Lowery talks about the striking production and costume design in Bram Stoker’s Dracula, Francis Ford Coppola’s 1992 “love letter to cinema in all of its many-splendored possibilities,” as he calls it. He also talks about the tactility and pacing of Jim Henson and Frank Oz’s 1982 dark fantasy film, The Dark Crystal, and recommends the 2019 Netflix prequel series, The Dark Crystal: The Age of Resistance, which we also recommended last year.

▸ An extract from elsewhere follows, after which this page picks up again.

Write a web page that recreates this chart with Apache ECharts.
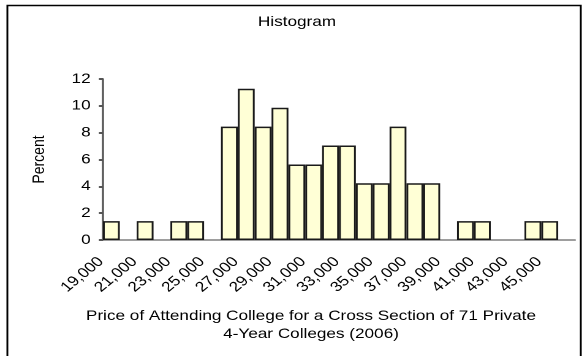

After that, Lowery talks about the extreme close-ups and sense of pure visual storytelling in Carl Theodor Dreyer’s 1928 French classic, The Passion of Joan of Arc. He calls it “one of the great silent films of all time,” and follows it up by jawing about Sofia Coppola’s 2006 period drama Marie Antoinette, which he feels is underrated (as do I). Finally, he discusses the technical aspects and overall impact that another dark fantasy film, Ron Howard’s 1988 Willow, had on him as a young film-lover. We also revisited Willow on its 30th anniversary back in 2018.
It’s always fascinating to hear filmmakers dissect their influences like this, so the video above is definitely worth checking out, as are any of the films Lowery lists, especially Bram Stoker’s Dracula and The Dark Crystal, which Alamo will be screening in its theaters this September. The Green Knight hits theaters this Friday, July 30, 2021.